Of course – and possibly also coming off the back of exposing thousands of people globally to the height of French culture in Daft Punk’s staggering 2006-2007 world tour – a lot of it came down to the fact that it just had that knowing, Gallic sensibility that’s almost undefinable in its very nature, other than just being… fucking cool, as Szatan explains: “Obviously there’s been a long-standing fascination with Gallic-Parisian cool which goes right back to the 1920s, but it felt just like the cultural centre of gravity, not just with dance music but in fashion and art, it kind of shifted towards Paris in 2007 and 2008, and Kitsuné had a big part of that.” 

Electro duo Classixx agree: “Everything French at that time seemed somehow cooler and also more romantic and sexy. There were definitely some mixes they put out that we liked less than others but their aesthetic and style seemed to have a certain level of sophistication mixed with punk that seemed to lend the label a sort of indie/DIY credibility and respect, especially, I think to us here in the States who, as kids, found anything which seemed remotely part of the quote ‘French Underground’ to be quite exciting and exotic.” 
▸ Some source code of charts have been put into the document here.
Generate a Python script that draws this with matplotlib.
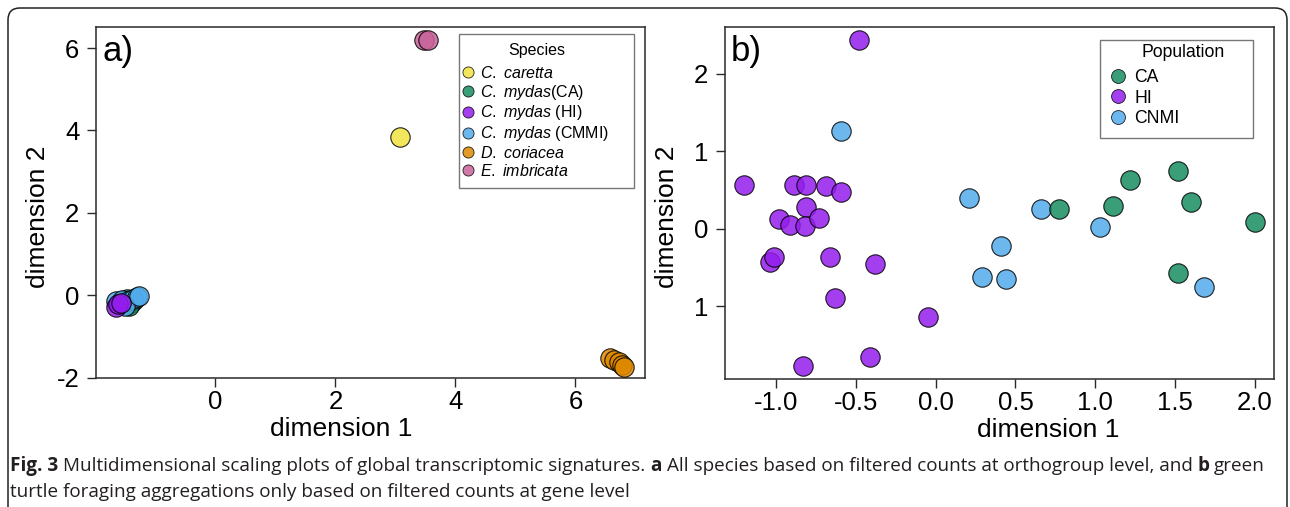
import matplotlib
matplotlib.use("Agg")
import matplotlib.pyplot as plt
from matplotlib.lines import Line2D
from matplotlib.patches import FancyBboxPatch, Rectangle
from matplotlib.transforms import IdentityTransform

plt.rcParams['font.family'] = ['Liberation Sans', 'DejaVu Sans']
plt.rcParams['axes.unicode_minus'] = False
plt.rcParams['mathtext.fontset'] = 'custom'
plt.rcParams['mathtext.it'] = 'Liberation Sans:italic'
plt.rcParams['mathtext.rm'] = 'Liberation Sans'

# ---- panel a: all species (orthogroup level) ----
caretta_x = [3.08]
caretta_y = [3.84]
imbricata_x = [3.48, 3.55]
imbricata_y = [6.20, 6.19]
coriacea_x = [6.58, 6.65, 6.72, 6.78, 6.81]
coriacea_y = [-1.52, -1.58, -1.63, -1.70, -1.74]
a_ca_x = [-1.48, -1.40, -1.35, -1.44]
a_ca_y = [-0.08, -0.20, -0.12, -0.26]
a_cmmi_x = [-1.66, -1.55, -1.45, -1.38, -1.30, -1.50, -1.27]
a_cmmi_y = [-0.15, -0.12, -0.15, -0.10, -0.05, -0.25, -0.02]
a_hi_x = [-1.65, -1.62, -1.58]
a_hi_y = [-0.28, -0.22, -0.18]

# ---- panel b: green turtle populations (gene level) ----
ca_x = [0.77, 1.11, 1.22, 1.52, 1.60, 2.00, 1.52]
ca_y = [0.25, 0.29, 0.63, 0.74, 0.35, 0.08, -0.57]
hi_x = [-0.48, -1.20, -0.89, -0.81, -0.69, -0.59, -0.81, -0.98, -0.91, -0.82,
        -0.73, -1.04, -1.01, -0.66, -0.38, -0.63, -0.05, -0.41, -0.83]
hi_y = [2.43, 0.56, 0.56, 0.56, 0.55, 0.47, 0.28, 0.13, 0.05, 0.03,
        0.14, -0.43, -0.37, -0.37, -0.46, -0.90, -1.14, -1.66, -1.77]
cnmi_x = [-0.59, 0.21, 0.66, 0.41, 0.29, 0.44, 1.03, 1.68]
cnmi_y = [1.26, 0.39, 0.25, -0.22, -0.62, -0.65, 0.02, -0.75]

a_xticks = [0, 2, 4, 6]
a_yticks = [-2, 0, 2, 4, 6]
b_xticks = [-1.0, -0.5, 0.0, 0.5, 1.0, 1.5, 2.0]
b_xtick_labels = ['-1.0', '-0.5', '0.0', '0.5', '1.0', '1.5', '2.0']
b_yticks = [-1, 0, 1, 2]
b_ytick_labels = ['1', '0', '1', '2']

species_labels = [r'$\mathit{C.}$ $\mathit{caretta}$', r'$\mathit{C.}$ $\mathit{mydas}$(CA)',
                  r'$\mathit{C.}$ $\mathit{mydas}$ (HI)', r'$\mathit{C.}$ $\mathit{mydas}$ (CMMI)',
                  r'$\mathit{D.}$ $\mathit{coriacea}$', r'$\mathit{E.}$ $\mathit{imbricata}$']
pop_labels = ['CA', 'HI', 'CNMI']

col_yellow = '#f0e23f'
col_green = '#178d60'
col_purple = '#941ded'
col_blue = '#52aceb'
col_orange = '#de8800'
col_pink = '#c8639a'
ALPHA = 0.85
frame_col = '#2a2a2a'
legend_edge = '#777777'

fig = plt.figure(figsize=(12.9, 5.07), dpi=100)
ax_a = fig.add_axes([0.0744, 0.2544, 0.4256, 0.6923])
ax_b = fig.add_axes([0.5620, 0.2525, 0.4256, 0.6937])


def pts(ax, x, y, c, s):
    ax.scatter(x, y, s=s, c=c, alpha=ALPHA, edgecolors='black', linewidths=0.8, zorder=3)


def style(ax):
    for sp in ax.spines.values():
        sp.set_color(frame_col)
        sp.set_linewidth(1.1)
    ax.tick_params(axis='both', direction='out', length=6.5, width=1.0,
                   color=frame_col, labelsize=18.5)
    ax.tick_params(axis='x', pad=2)
    ax.tick_params(axis='y', pad=5.5)


def handles(cols, ms):
    return [Line2D([], [], ls='none', marker='o', markersize=ms, markerfacecolor=c,
                   markeredgecolor='black', markeredgewidth=0.6, alpha=ALPHA) for c in cols]


S = 195
pts(ax_a, a_ca_x, a_ca_y, col_green, S)
pts(ax_a, a_cmmi_x, a_cmmi_y, col_blue, S)
pts(ax_a, a_hi_x, a_hi_y, col_purple, S)
pts(ax_a, caretta_x, caretta_y, col_yellow, S)
pts(ax_a, imbricata_x, imbricata_y, col_pink, S)
pts(ax_a, coriacea_x, coriacea_y, col_orange, S)
ax_a.set_xlim(-1.99, 7.16)
ax_a.set_ylim(-2.01, 6.51)
ax_a.set_xticks(a_xticks)
ax_a.set_yticks(a_yticks)
style(ax_a)
ax_a.set_xlabel('dimension 1', fontsize=19)
ax_a.set_ylabel('dimension 2', fontsize=19)
ax_a.xaxis.set_label_coords(0.446, -0.112)
ax_a.yaxis.set_label_coords(-0.084, 0.46)
ax_a.text(0.011, 0.978, 'a)', transform=ax_a.transAxes, fontsize=25, ha='left', va='top')

# legend a: frame and title drawn separately, entries via legend
ax_a.add_patch(Rectangle((0.6612, 0.5413), 0.3188, 0.4387, transform=ax_a.transAxes,
                         fill=True, facecolor='white', edgecolor=legend_edge,
                         linewidth=1.0, zorder=4))
ax_a.text(0.803, 0.9345, 'Species', transform=ax_a.transAxes, fontsize=11.5,
          ha='center', va='center', zorder=5)
leg_a = ax_a.legend(handles([col_yellow, col_green, col_purple, col_blue, col_orange, col_pink], 8),
                    species_labels, loc='upper left', bbox_to_anchor=(0.666, 0.892),
                    borderaxespad=0, borderpad=0, fontsize=11.5, frameon=False,
                    handletextpad=0.3, handlelength=0.85, labelspacing=0.11)
leg_a.set_zorder(6)

pts(ax_b, hi_x, hi_y, col_purple, S)
pts(ax_b, cnmi_x, cnmi_y, col_blue, S)
pts(ax_b, ca_x, ca_y, col_green, S)
ax_b.set_xlim(-1.32, 2.12)
ax_b.set_ylim(-1.94, 2.60)
ax_b.set_xticks(b_xticks, b_xtick_labels)
ax_b.set_yticks(b_yticks, b_ytick_labels)
style(ax_b)
ax_b.set_xlabel('dimension 1', fontsize=19)
ax_b.set_ylabel('dimension 2', fontsize=19)
ax_b.xaxis.set_label_coords(0.588, -0.112)
ax_b.yaxis.set_label_coords(-0.084, 0.46)
ax_b.text(0.011, 0.978, 'b)', transform=ax_b.transAxes, fontsize=25, ha='left', va='top')

ax_b.add_patch(Rectangle((0.683, 0.6853), 0.2787, 0.2787, transform=ax_b.transAxes,
                         fill=True, facecolor='white', edgecolor=legend_edge,
                         linewidth=1.0, zorder=4))
ax_b.text(0.835, 0.927, 'Population', transform=ax_b.transAxes, fontsize=12.7,
          ha='center', va='center', zorder=5)
leg_b = ax_b.legend(handles([col_green, col_purple, col_blue], 10), pop_labels,
                    loc='upper left', bbox_to_anchor=(0.6998, 0.8814),
                    borderaxespad=0, borderpad=0, fontsize=12.7, frameon=False,
                    handletextpad=0.41, handlelength=1.0, labelspacing=0.2)
leg_b.set_zorder(6)

# outer rounded frame (pixel coords)
W, H = 1290, 507
fig.patches.append(FancyBboxPatch((8, -40), 1279, H - 8 + 40,
                                  boxstyle='round,pad=0,rounding_size=12',
                                  transform=IdentityTransform(), fill=False,
                                  edgecolor='#222222', linewidth=1.1))

# caption, pieces laid side by side with bold parts
rend = fig.canvas.get_renderer()
cap_font = dict(fontsize=13.6, family=['Open Sans', 'DejaVu Sans'], color='#231f20')

probe1 = fig.text(0, 0, 'a a', **cap_font)
probe2 = fig.text(0, 0, 'aa', **cap_font)
space_w = probe1.get_window_extent(rend).width - probe2.get_window_extent(rend).width
probe1.remove()
probe2.remove()


def chain(pieces, x0, y0):
    x = x0
    for txt, bold in pieces:
        t = fig.text(x / W, y0 / H, txt, ha='left', va='baseline',
                     fontweight='bold' if bold else 'normal', **cap_font)
        x = t.get_window_extent(rend).x1 + space_w


line1 = [('Fig. 3', True),
         ('Multidimensional scaling plots of global transcriptomic signatures.', False),
         ('a', True),
         ('All species based on filtered counts at orthogroup level, and', False),
         ('b', True),
         ('green', False)]
line2 = [('turtle foraging aggregations only based on filtered counts at gene level', False)]
chain(line1, 10, H - 471)
chain(line2, 10, H - 497)

fig.savefig('out.png', dpi=100)
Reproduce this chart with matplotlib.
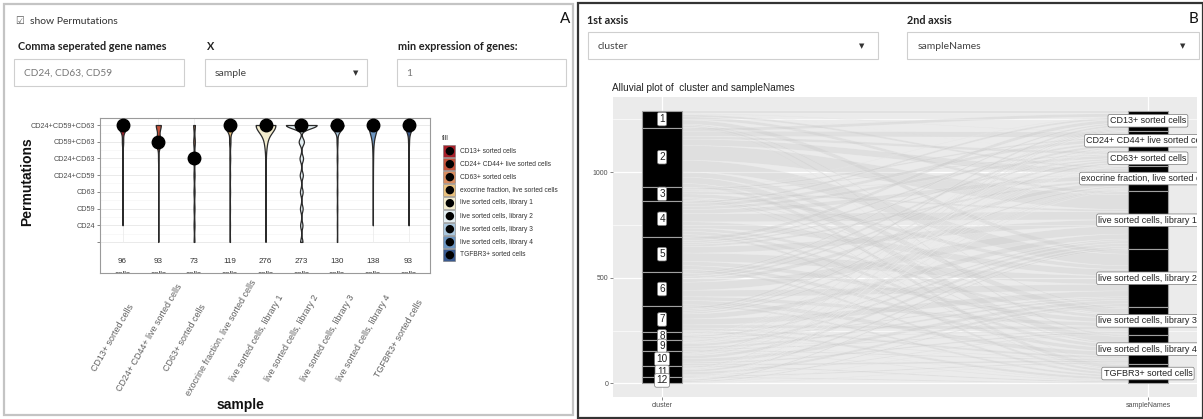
import numpy as np
import matplotlib
matplotlib.use('Agg')
import matplotlib.pyplot as plt
from matplotlib.patches import Rectangle

W, H = 1203, 419

# ---------- panel A data ----------
samples = ['CD13+ sorted cells', 'CD24+ CD44+ live sorted cells', 'CD63+ sorted cells',
           'exocrine fraction, live sorted cells', 'live sorted cells, library 1',
           'live sorted cells, library 2', 'live sorted cells, library 3',
           'live sorted cells, library 4', 'TGFBR3+ sorted cells']
perms = ['', 'CD24', 'CD59', 'CD63', 'CD24+CD59', 'CD24+CD63', 'CD59+CD63', 'CD24+CD59+CD63']
# cells per permutation, one row per sample (columns follow perms)
perm_counts = [
    [0, 1, 1, 2, 2, 3, 10, 77],
    [1, 1, 2, 2, 2, 4, 42, 39],
    [6, 7, 7, 8, 8, 12, 12, 13],
    [3, 3, 3, 4, 4, 6, 10, 86],
    [2, 2, 3, 3, 4, 6, 28, 228],
    [12, 12, 14, 14, 16, 18, 27, 160],
    [3, 3, 4, 4, 4, 5, 7, 100],
    [0, 2, 2, 2, 3, 6, 13, 110],
    [0, 2, 2, 2, 3, 4, 8, 72],
]
sample_colors = ['#a8202a', '#c4523a', '#d98c5f', '#e8c07d', '#f3eccd',
                 '#e3eef2', '#a9c6dd', '#6b95c1', '#3a5a8f']
bandwidths = [0.3, 0.3, 0.3, 0.3, 0.45, 0.2, 0.3, 0.5, 0.35]

# ---------- panel B data ----------
clusters = ['1', '2', '3', '4', '5', '6', '7', '8', '9', '10', '11', '12']
# cells per cluster (rows) and sample (columns, same order as samples)
cluster_sample = [
    [12, 3, 2, 10, 15, 20, 6, 8, 4],
    [15, 25, 13, 30, 70, 55, 25, 30, 18],
    [3, 8, 6, 4, 10, 18, 5, 7, 5],
    [10, 15, 14, 20, 38, 30, 15, 16, 12],
    [16, 10, 8, 11, 30, 40, 20, 18, 12],
    [8, 12, 10, 18, 38, 31, 18, 20, 10],
    [10, 6, 9, 8, 24, 28, 15, 11, 12],
    [4, 2, 3, 3, 8, 7, 4, 4, 3],
    [5, 3, 2, 4, 12, 10, 6, 6, 4],
    [6, 4, 3, 5, 14, 16, 8, 9, 6],
    [5, 3, 2, 4, 10, 12, 5, 6, 5],
    [2, 2, 1, 2, 7, 6, 3, 3, 2],
]

ui = 'Lato'
gg = 'Liberation Sans'


def fx(x):
    return x / W


def fy(y):
    return 1 - y / H


def box(x0, y0, x1, y1, **kw):
    fig.add_artist(Rectangle((fx(x0), fy(y1)), (x1 - x0) / W, (y1 - y0) / H,
                             transform=fig.transFigure, **kw))


def ftext(x, y, s, **kw):
    fig.text(fx(x), fy(y), s, **kw)


fig = plt.figure(figsize=(W / 100, H / 100), dpi=100)
fig.patch.set_facecolor('white')

# ---------- panel A frame and inputs ----------
box(4, 4, 573, 415, fill=False, ec='#c4c4c4', lw=1.6)
ftext(20, 21, '\u2611', family='DejaVu Sans', fontsize=7, color='#555', ha='center', va='center')
ftext(30, 21, 'show Permutations', family=ui, fontsize=7.5, color='#333', va='center')
ftext(565, 19, 'A', family=ui, fontsize=11, color='#111', ha='center', va='center')
ftext(18, 46, 'Comma seperated gene names', family=ui, fontsize=7.8, weight='bold', color='#222', va='center')
ftext(207, 46, 'X', family=ui, fontsize=7.8, weight='bold', color='#222', va='center')
ftext(398, 46, 'min expression of genes:', family=ui, fontsize=7.8, weight='bold', color='#222', va='center')
for x0, x1 in [(14, 184), (205, 367), (397, 566)]:
    box(x0, 59, x1, 86, fc='white', ec='#cfcfcf', lw=0.8)
ftext(24, 73, 'CD24, CD63, CD59', family=ui, fontsize=7.3, color='#777', va='center')
ftext(215, 73, 'sample', family=ui, fontsize=7.5, color='#444', va='center')
ftext(356, 73, '\u25BC', family='DejaVu Sans', fontsize=5, color='#333', ha='center', va='center')
ftext(406, 73, '1', family=ui, fontsize=7.5, color='#777', va='center')

# ---------- panel A violin plot ----------
ax = fig.add_axes([fx(100), fy(273), (430 - 100) / W, (273 - 118) / H])
levels = np.arange(len(perms))
ax.set_xlim(-0.63, 8.6)
ax.set_ylim(-1.86, 7.42)
for lv in levels:
    ax.axhline(lv, color='#e6e6e6', lw=0.6, zorder=0)
for lv in levels[:-1]:
    ax.axhline(lv + 0.5, color='#f3f3f3', lw=0.4, zorder=0)
for i in range(len(samples)):
    ax.plot([i, i], [0, 7.42], color='#ececec', lw=0.6, zorder=0)

curves = []
for i, row in enumerate(perm_counts):
    vals = np.repeat(levels, row)
    grid = np.linspace(vals.min(), vals.max(), 400)
    bw = bandwidths[i]
    d = np.exp(-0.5 * ((grid[:, None] - vals[None, :]) / bw) ** 2).sum(1) / (bw * np.sqrt(2 * np.pi))
    curves.append((grid, d))
scale = 0.43 / max(d.max() for g, d in curves)
for i, (g, d) in enumerate(curves):
    w = d * scale
    ax.fill_betweenx(g, i - w, i + w, facecolor=sample_colors[i], edgecolor='#2a2a2a', lw=0.9, zorder=2)
    med = np.median(np.repeat(levels, perm_counts[i]))
    ax.plot(i, med, 'o', color='black', ms=9, zorder=3)
    n = sum(perm_counts[i])
    ax.text(i, -1.2, str(n), family=gg, fontsize=5.8, color='#333', ha='center', va='center')
    ax.text(i, -1.95, 'cells', family=gg, fontsize=5.8, color='#333', ha='center', va='center',
            clip_on=True)

ax.set_yticks(levels)
ax.set_yticklabels(perms, family=gg, fontsize=5.2, color='#4d4d4d')
ax.set_xticks([])
ax.tick_params(axis='y', length=2, width=0.5, color='#555', pad=1.5)
for sp in ax.spines.values():
    sp.set_color('#9a9a9a')
    sp.set_linewidth(0.8)

for i, s in enumerate(samples):
    ax.text(i - 0.26, -0.42, s, transform=ax.get_xaxis_transform(), family=gg, fontsize=6.4,
            color='#606060', rotation=60, ha='center', va='center', rotation_mode='anchor',
            clip_on=False)

ftext(27, 182, 'Permutations', family=gg, fontsize=10, weight='bold', color='#111',
      rotation=90, ha='center', va='center')
ftext(240, 405, 'sample', family=gg, fontsize=10, weight='bold', color='#111', ha='center', va='center')

# legend
ftext(442, 138, 'fill', family=gg, fontsize=5, color='#333', va='center')
for k, s in enumerate(samples):
    yc = 151 + 13 * k
    box(443, yc - 6, 455, yc + 6, fc=sample_colors[k], ec='#777', lw=0.4)
    ftext(449, yc, '\u25CF', family='DejaVu Sans', fontsize=8, color='black', ha='center', va='center')
    ftext(460, yc, s, family=gg, fontsize=4.8, color='#333', va='center')

# ---------- panel B frame and inputs ----------
box(578, 3, 1203, 418, fill=False, ec='#333', lw=1.6)
ftext(587, 20, '1st axsis', family=ui, fontsize=7.8, weight='bold', color='#222', va='center')
ftext(907, 20, '2nd axsis', family=ui, fontsize=7.8, weight='bold', color='#222', va='center')
ftext(1193, 19, 'B', family=ui, fontsize=11, color='#111', ha='center', va='center')
for x0, x1 in [(588, 878), (907, 1199)]:
    box(x0, 32, x1, 59, fc='white', ec='#cfcfcf', lw=0.8)
ftext(598, 46, 'cluster', family=ui, fontsize=7.5, color='#444', va='center')
ftext(918, 46, 'sampleNames', family=ui, fontsize=7.5, color='#444', va='center')
ftext(862, 46, '\u25BC', family='DejaVu Sans', fontsize=5, color='#333', ha='center', va='center')
ftext(1183, 46, '\u25BC', family='DejaVu Sans', fontsize=5, color='#333', ha='center', va='center')
ftext(612, 88, 'Alluvial plot of  cluster and sampleNames', family=gg, fontsize=7.2, color='#222', va='center')

# ---------- panel B alluvial plot ----------
ax2 = fig.add_axes([fx(613), fy(397), (1197 - 613) / W, (397 - 97) / H])
ax2.set_facecolor('#ebebeb')
m = np.array(cluster_sample)
N = m.sum()
ax2.set_xlim(0.899, 2.101)
ax2.set_ylim(-0.05 * N, 1.05 * N)
for yv in [0, 500, 1000]:
    ax2.axhline(yv, color='white', lw=0.9, zorder=0)
for yv in [250, 750, 1250]:
    ax2.axhline(yv, color='white', lw=0.45, zorder=0)
for xv in [1, 2]:
    ax2.axvline(xv, color='white', lw=0.9, zorder=0)

hw = 0.041
row_tot = m.sum(1)
col_tot = m.sum(0)
row_top = N - np.concatenate([[0], np.cumsum(row_tot)[:-1]])
col_top = N - np.concatenate([[0], np.cumsum(col_tot)[:-1]])
xs = np.linspace(1 + hw, 2 - hw, 60)
s = (1 - np.cos(np.pi * (xs - xs[0]) / (xs[-1] - xs[0]))) / 2
col_cur = col_top.astype(float).copy()
for i in range(m.shape[0]):
    cur = row_top[i]
    for j in range(m.shape[1]):
        c = m[i, j]
        if c == 0:
            continue
        a_top, a_bot = cur, cur - c
        b_top, b_bot = col_cur[j], col_cur[j] - c
        top = a_top + (b_top - a_top) * s
        bot = a_bot + (b_bot - a_bot) * s
        ax2.fill_between(xs, bot, top, facecolor='#cacaca', alpha=0.35, edgecolor='#f7f7f7',
                         lw=0.35, zorder=1)
        cur -= c
        col_cur[j] -= c

for i, lab in enumerate(clusters):
    ax2.add_patch(Rectangle((1 - hw, row_top[i] - row_tot[i]), 2 * hw, row_tot[i],
                            fc='black', ec='#a0a0a0', lw=0.8, zorder=3))
    ax2.text(1, row_top[i] - row_tot[i] / 2, lab, family=gg, fontsize=7.2, color='#222',
             ha='center', va='center', zorder=4,
             bbox=dict(boxstyle='round,pad=0.18', fc='white', ec='#777', lw=0.5))
for j, lab in enumerate(samples):
    ax2.add_patch(Rectangle((2 - hw, col_top[j] - col_tot[j]), 2 * hw, col_tot[j],
                            fc='black', ec='#a0a0a0', lw=0.8, zorder=3))
    ax2.text(2, col_top[j] - col_tot[j] / 2, lab, family=gg, fontsize=6.5, color='#222',
             ha='center', va='center', zorder=4, clip_on=True,
             bbox=dict(boxstyle='round,pad=0.2', fc='white', ec='#777', lw=0.5))

ax2.set_yticks([0, 500, 1000])
ax2.set_yticklabels(['0', '500', '1000'], family=gg, fontsize=5, color='#4d4d4d')
ax2.set_xticks([1, 2])
ax2.set_xticklabels(['cluster', 'sampleNames'], family=gg, fontsize=5, color='#4d4d4d')
ax2.tick_params(length=2, width=0.5, color='#555', pad=1.5)
for sp in ax2.spines.values():
    sp.set_visible(False)

fig.savefig('out.png', dpi=100, facecolor='white')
Like all scenes, it began to shift, mutate and move. The cultural centre of cool geographically began to shift. To Berlin, where bands played in the industrial setting of Melt! Festival, or clubbers disappeared into the darkness of the brutalist techno palace Berghain; or to Barcelona, where Primavera and Sonar festivals once again split the guitars from the rave. In America, the genre went full bro-core, and sparked the EDM industrial complex. Szatan says: “Kitsuné scaled it so quickly that what they were doing wasn’t sustainable. It also just so happened that a lot of artists in that movement became uncomfortable with what they were saddled with – like the nu-rave artists. It was like everyone simultaneously got the shivers a bit about what the scene was and they all retracted in different ways.” 

Coultas adds that the fans also moved on from the music: “I think to my memory, things in that era got progressively heavier and more aggressive. The whole electroclash scene got into harder stuff and I remember tech house or minimal being really big, and it felt like the records from that scene sort of died.” 

As the idea of the Indie Sleaze scene captures imaginations once again, explaining a CD or a compilation to a Gen Z-er who has grown up on Spotify playlists might make it feel like a foreign concept. It does feel like a long time ago – there’s a similar sensation when looking through old photos on Indie Sleaze Instagram accounts, or hitting play on what would now be regarded as vintage choice cut: they were moments capturing a certain time, place, sound and energy, and Kitsuné had a big hand in influencing this global culture. But, I suspect, it’s not so much the younger generation obsessed with Indie Sleaze, but we who were part of it instead, looking back with nostalgia-fogged thick-rimmed lensless glasses. 

As Moakes says: “I think these kind of slightly mysterious, hip-sounding and looking compilations, and very international genre-mashing artists and producers like Diplo and Justice all added to the mystique and the caché of the dance floor at that time, but in a forward-looking way, as something kind of dangerous and thrilling. 

“In retrospect it makes sense that some of these artists would get big, eschew this seductive quality for something more brash and crass – but at the same time, that many of the artists featured would be forgotten by history. That’s the thing about snapshots, they don’t always last.”